The concept of Sonica, a festival that aspires to become a brand, is (as I understand it) of music presented in a visually arresting way – as opposed, by implication, to the dull platform/seated audience/concert dress model we are used to.
You can be well disposed to this idea and still wonder if that is what you are seeing.
At Scotland Street School, Claudia Molitor's Remember Me is "a multimedia opera – in a desk". Her miniaturisation of the form is beautiful, but more a soundtracked performance piece than music with visuals. It has beautiful sonic moments, and a particularly tasty one as well, but it made me think about the fetishistic relationship some women and girls have with stationery more than anything operatic.
The first big show in Tramway was Lithuanian composer Juste Janulyte's Sandglasses in which the four cellists of the Gaida Ensemble perform within tulle cylinders on which are projected snowstorms, lightning flashes and tornadoes, and ultimately a naked woman playing the cello. With superb lighting, it was arresting to watch, but did it assist appreciation of the score or distract? In the end, the electronic manipulation of the players' drones and harmonics was most notable for the way it swelled to fill the space.

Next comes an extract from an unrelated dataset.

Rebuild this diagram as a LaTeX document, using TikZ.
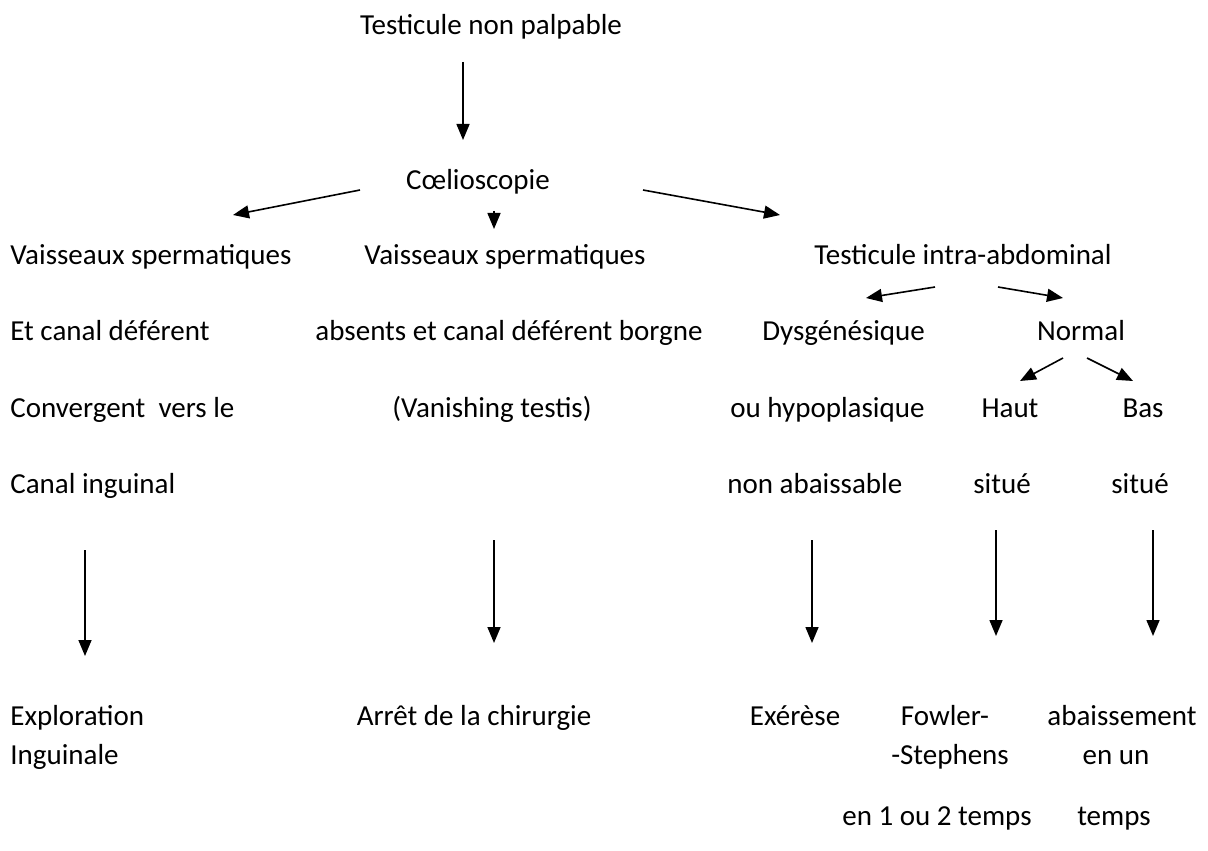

A more powerful and dynamic conversation between sound and vision could be seen in Tramway 4, where Robbie Thomson's Ecstatic Arc used robotic devices, kinetic sculpture studded with mini-spotlights and the live electricity of a Tesla coil to animate a pounding electronic score. It shared obvious DNA with Mookyoung Shin's Our Contemporaries (showing to November 18) where hundred of skeletal fingers drum in chorus on resonant desks.